Precious crushes the audience with endless amounts of despair, while The Blind Side is incredibly uplifting, and perhaps the most inspiring film of the year. Whether that means it’s a better film may be up for debate, but I certainly liked it more, which is why you find it here instead of its more depressing counterpart.
8. Up in the Air
Jason Reitman, it would appear, is so far incapable of making bad films. Though I view Up in the Air as his weakest effort to date, even that is enough to land it here in my top ten list. The film is just so damn well written and put together that they should use it as an object lesson in film schools across the country.
What prevents me from putting it higher is the believability of the concept (a motivational speaker sells his lifestyle of loneliness as a self-help cure) and the fact that I think George Clooney isn’t really challenging his acting ability by simply playing himself.
7. The Hurt Locker
War is a drug. That’s the message The Hurt Locker wants you to take home as it paints a painfully precarious portrait of the life of an adrenaline-seeking bomb technician in Iraq. He approaches IEDs with a cavalier attitude, but even though he doesn’t seem to value his own life, the film’s tense sequences leave us on the edge of our seat the entire time.
It’s a breakout vehicle for Jeremy Renner, a relative unknown who will surely find this to be his star-making role. It’s not the best film of the year, as many may claim, but it’s probably one of the only great movies ever made about our current Mideast conflict and the madness that goes along with it.
It’s stunning just how wacky a concept Pixar can take and turn it into a emotionally powerful and thoroughly fun film. Right now, I think they’re at the point where they’re just trying to challenge themselves. “An old man, a fat boy scout, a giant bird and a dog fly around in a house tied to a million balloons.” What? That’s a movie? Only for Pixar.

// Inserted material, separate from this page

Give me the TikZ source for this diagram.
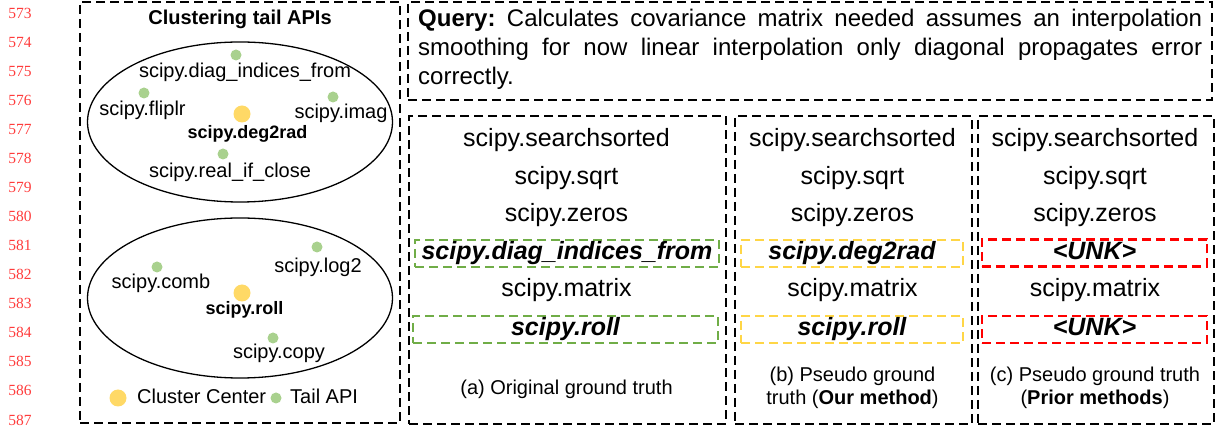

Up is without a doubt the most emotional Pixar film to date as it deals with grown-up themes like death and loneliness. The comedy doesn’t disappoint either, and when all of this combines, it proves that Pixar is still on top, and not going anywhere.
5. Inglourious Basterds
Quentin Tarantino has outdone himself yet again by completely rewriting World War II to make it way, way more awesome. His tale of the badass Jew crew, the Basterds, and their hunting of Nazis behind enemy lines features all of the brutality and well-written dialogue you’ve come to expect from the director.
Fortunately, he’s learned that timelines don’t need to be completely butchered and reassembled, and he’s learned how to make a long movie, but one that doesn’t need to be cut in two parts. Basterds is close to his greatest creation, and with a library full of classics, that’s really saying something.
4. District 9
A truly original sci-fi movie wasn’t something that came along very often in the past decade or so. Unfortunately, this year alone we’ve got Avatar, Moon and hell, even Pandorum to go up against District 9. But for an original plot? D9 takes the cake for creativity there.

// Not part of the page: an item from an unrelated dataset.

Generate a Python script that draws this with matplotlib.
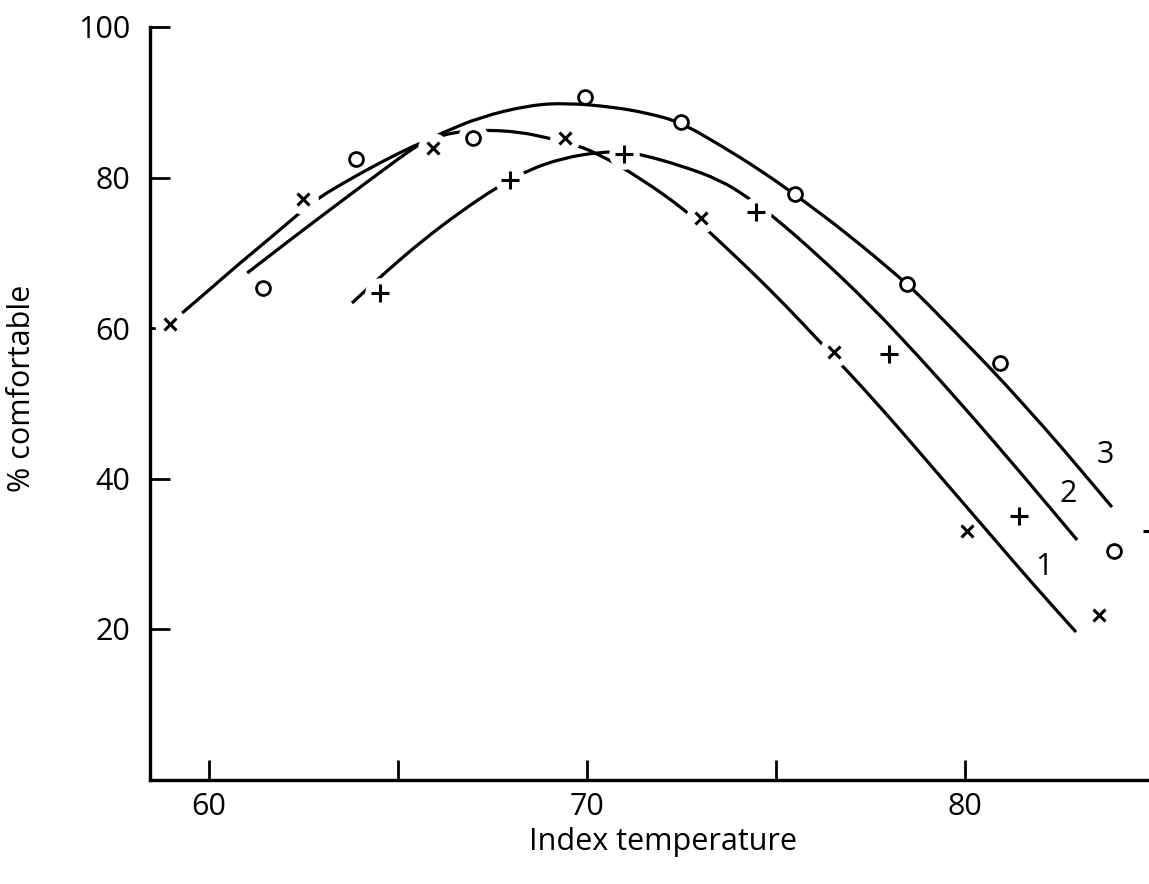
import numpy as np
import matplotlib
matplotlib.use('Agg')
import matplotlib.pyplot as plt
from matplotlib.path import Path
from matplotlib.patches import PathPatch

plt.rcParams['font.family'] = ['Open Sans', 'DejaVu Sans']

# puntos observados (x = temperatura indice, y = % comfortable)
cross_x = [58.98, 62.50, 65.93, 69.42, 73.02, 76.53, 80.05, 83.54]
cross_y = [60.53, 77.14, 83.92, 85.25, 74.62, 56.81, 33.02, 21.86]

plus_x = [64.53, 67.97, 70.98, 74.47, 77.99, 81.43, 84.94]
plus_y = [64.65, 79.67, 83.12, 75.42, 56.54, 35.02, 33.02]

circ_x = [61.44, 63.90, 66.99, 69.95, 72.49, 75.50, 78.46, 80.92, 83.93]
circ_y = [65.32, 82.46, 85.25, 90.70, 87.38, 77.81, 65.85, 55.35, 30.37]

# curvas dibujadas a mano
curve1_x = [59.30, 60.07, 60.83, 61.63, 62.37, 62.90, 63.61, 64.27, 64.93, 65.59,
            66.17, 66.78, 67.36, 68.23, 68.97, 69.55, 70.27, 71.41, 72.60, 73.24,
            74.31, 75.24, 76.19, 77.67, 79.15, 80.63, 81.79, 82.93]
curve1_y = [61.99, 65.31, 68.64, 71.96, 75.15, 77.28, 79.40, 81.26, 82.99, 84.58,
            85.65, 86.18, 86.31, 86.05, 85.25, 84.58, 83.26, 79.93, 75.68, 72.76,
            67.71, 63.06, 58.01, 50.03, 41.40, 32.76, 25.98, 19.60]

curve2_x = [63.79, 64.74, 65.67, 66.65, 67.63, 68.45, 69.37, 70.35, 71.01, 71.49,
            72.52, 73.52, 74.24, 74.92, 76.16, 77.49, 78.81, 80.13, 81.45, 82.96]
curve2_y = [63.32, 67.71, 71.69, 75.42, 78.74, 81.00, 82.59, 83.39, 83.39, 82.99,
            81.53, 79.67, 77.41, 74.88, 69.44, 63.06, 56.01, 48.57, 40.86, 31.83]

curve3_x = [61.02, 62.15, 63.13, 64.40, 65.59, 66.17, 67.18, 68.50, 69.48, 70.69,
            71.59, 72.46, 73.52, 74.58, 75.63, 76.96, 78.25, 78.70, 79.76, 80.84,
            81.72, 82.43, 83.88]
curve3_y = [67.31, 71.69, 75.42, 80.20, 84.58, 85.91, 88.04, 89.63, 89.90, 89.37,
            88.57, 87.38, 84.32, 81.00, 77.28, 72.23, 66.78, 64.78, 59.34, 53.75,
            48.84, 44.85, 36.21]

curve_labels = ['1', '2', '3']
label_x = [82.09, 82.72, 83.70]
label_y = [28.24, 37.94, 43.10]

x_ticks = [60, 65, 70, 75, 80]
x_ticklabels = ['60', '', '70', '', '80']
y_ticks = [20, 40, 60, 80, 100]

# puntos que cortan la curva que pasa por ellos
cross_gap = [0, 1, 2, 3, 4, 5, 7]
plus_gap = [0, 1, 2, 3, 4, 5, 6]
circ_gap = [2]


def smooth_path(xs, ys):
    # curva suave: los puntos leidos hacen de puntos de control (bezier cuadratica)
    pts = np.column_stack([xs, ys])
    mids = (pts[:-1] + pts[1:]) / 2
    verts = [pts[0], mids[0]]
    codes = [Path.MOVETO, Path.LINETO]
    for i in range(1, len(pts) - 1):
        verts += [pts[i], mids[i]]
        codes += [Path.CURVE3, Path.CURVE3]
    verts.append(pts[-1])
    codes.append(Path.LINETO)
    return Path(verts, codes)


fig = plt.figure(figsize=(11.49, 8.84), dpi=100)
ax = fig.add_axes([150 / 1149, (884 - 779.5) / 884, 1 - 150 / 1149, (779.5 - 27) / 884])

for cx, cy in [(curve1_x, curve1_y), (curve2_x, curve2_y), (curve3_x, curve3_y)]:
    ax.add_patch(PathPatch(smooth_path(cx, cy), facecolor='none', edgecolor='black',
                           lw=2.3, capstyle='butt', zorder=1))

# huecos blancos alrededor de los puntos
halo = dict(marker='o', ms=22, color='white', mec='none', ls='none', zorder=2)
ax.plot([cross_x[i] for i in cross_gap], [cross_y[i] for i in cross_gap], **halo)
ax.plot([plus_x[i] for i in plus_gap], [plus_y[i] for i in plus_gap], **halo)
ax.plot([circ_x[i] for i in circ_gap], [circ_y[i] for i in circ_gap], **halo)

ax.plot(cross_x, cross_y, 'x', ms=9, mew=2.2, color='black', zorder=3, ls='none')
ax.plot(plus_x, plus_y, '+', ms=13, mew=2.2, color='black', zorder=3, ls='none')
ax.plot(circ_x, circ_y, 'o', ms=10, mew=2.0, mfc='white', mec='black', zorder=3, ls='none')

for t, lx, ly in zip(curve_labels, label_x, label_y):
    ax.text(lx, ly, t, fontsize=22, ha='center', va='center')

ax.set_xlim(58.45, 84.86)
ax.set_ylim(0, 100)
ax.set_xticks(x_ticks)
ax.set_xticklabels(x_ticklabels)
ax.set_yticks(y_ticks)
ax.set_yticklabels([str(v) for v in y_ticks])

ax.spines['top'].set_visible(False)
ax.spines['right'].set_visible(False)
ax.spines['left'].set_linewidth(2.4)
ax.spines['bottom'].set_linewidth(2.4)
ax.tick_params(direction='in', length=14.5, width=2.0, labelsize=22)
ax.tick_params(axis='x', pad=9)
ax.tick_params(axis='y', pad=14)

ax.set_xlabel('Index temperature', fontsize=22)
ax.xaxis.set_label_coords(0.514, -0.063)
ax.set_ylabel('% comfortable', fontsize=22)
ax.yaxis.set_label_coords(-0.113, 0.52)

fig.savefig('out.png', dpi=100)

Alien apartheid is something sci-fi has never tackled before, and District 9 creates likable leads out of creatures shaped like shellfish, something that fundamentally shouldn’t be possible to do. The movie looks like it was made on a $200M budget, but only actually used a fraction of that. It’s a new sci-fi classic, and possibly the start of an excellent franchise.
3. Star Trek
When I first saw this film I thought it was the greatest thing I’d ever seen, and J.J. Abrams was a god among men for bringing such a creation to earth. Now, nine months later, I’ve scaled back my enthusiasm as I’ve come to realize just how many damn plot holes are in the movie, but even with those, this is still one of my top picks for the year.
Abrams made the uber-nerdy Star Trek accessible to both hardcore fans and average moviegoers with a slick, stylish adventure featuring an almost unknown cast. My biggest complaint that this wasn’t a Star Wars reboot instead.
Yes, the plot has been endlessly recycled since the dawn of storytelling, but good lord, there is no other moviegoing experience quite like Avatar in the history of film. The extraordinary 3D visuals took CGI to a level that almost can’t go any further, and Cameron’s emotion capture camera technology finally crossed the Uncanny Valley, a feat no one thought was possible in this day and age.
It may have its story flaws, but Avatar is unquestionably the most important film of the year, and will change all of blockbuster cinema for decades to come.
1. 500 Days of Summer
Once again, I pick a film that’s outside most people’s visions of #1. This happened with Once, The Prestige and many of my other choices throughout the years. But I stand by my decision that I really can’t find anything wrong with 500 Days of Summer, which is probably why I’ve showed it to about a dozen different people since its release.
It’s an anti-love story, the likes of which I’ve never seen before. It’s fun and sad and hopeful and wonderfully acted by its two leads, Joseph Gordon-Levitt and Zooey Deschanel, and despite its sensitive subject matter, can be enjoyed by either gender equally.
In a genre plagued with clichés, 500 Days of Summer stands out as being truly original, exceptionally written and perfectly cast, and for that, I crown ir number one of 2009.